No debts to be written off for NUST and UNAM graduating students

Martin Endjala

Students graduating this year from Namibia University of Science and Technology (NUST) and the University of Namibia (UNAM), should settle their debts to obtain their qualifications.

This was confirmed by the two institutions.

NUST spokesperson, John Haufiku yesterday told this publication that the institution held a meeting last week Friday, to discuss the student debt matter.

He clarified that management agreed that all students who owe the institution will be required to pay off all their outstanding debts. He refuted circulated information that debts will be written off and added that such information is untrue.
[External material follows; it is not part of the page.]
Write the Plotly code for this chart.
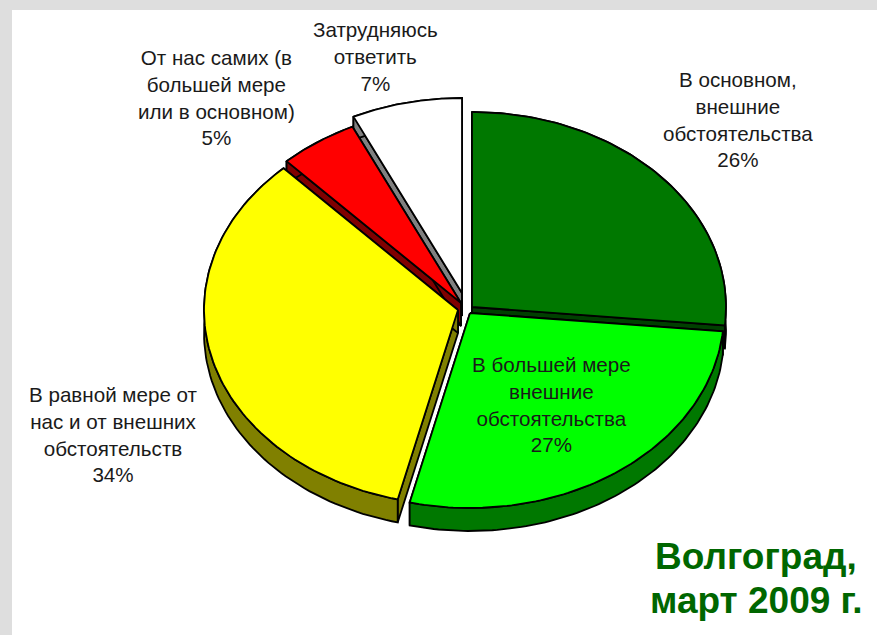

“The debts aren’t being forgiven. Students will be allowed to sit for exams but they will still need to meet their financial obligations,” said Haufiku.

A notice from NUST’s office of the Registrar seen by the Windhoek Observer, states that students will be allowed to attend the graduation ceremony, including those with outstanding fees.

“No certificates or academic record will, however, be issued to graduates with outstanding fees,” reads the notice.

The NUST graduation ceremony is slated for 25 and 26 April.

UNAM’s spokesperson, Simon Namesho explained that students owing the institution whether funded by the government or paying for themselves, are all required to pay off their debts.

“UNAM students are allowed to register and continue with their studies while paying off their debts, however, when they fail to do so, they will not be able to obtain their qualifications or academic records after they complete their studies until they pay off what is due to the institution,” he said.

Namesho urged students to approach the registrar and make payment arrangements well in advance to alleviate their debts on time and to avoid the disappointment of not receiving their qualifications upon graduating.

On Wednesday, about 4,400 students from UNAM graduated.

UNAM students’ debts in 2023 stood at N$617 million.

In March, student representatives at the UNAM Rundu Campus demanded that the institution release students’ academic records despite the debts.

One of the affected graduates, Joseph Kazangile, said the debts are mainly accumulated by self-funded students and those from disadvantaged backgrounds.

“What happened in the previous year, when a student completes their course with an institution of higher learning such as Unam, you get a status or annual results indicating you have obtained a degree if you have not, then it shows you have failed.

But unlike the previous year, what happened this year is something that has shocked us which resulted in us writing a lot of letters to the university after receiving calls from other students to understand and seek clarity why it is happening like this,” said Kazangile.

He said this year in the beginning they learned that there was a notice indicating that there were outstanding fees students needed to pay, which was very shocking to them, thereby suggesting that Unam should allow students to obtain their academic records.

This was confirmed by both NUST and UNAM yesterday, following information circulating that NUST is in discussions to write off graduates’ debts.

According to a source who prefers anonymity, NUST top management members held a meeting last week, to discuss the writing off debts of students who are graduating this year, but owe the university.

The source said that during the meeting, one of the members suggested the writing off of debts, which was agreed upon verbally but it was not put on paper nor circulated to the rest of the university.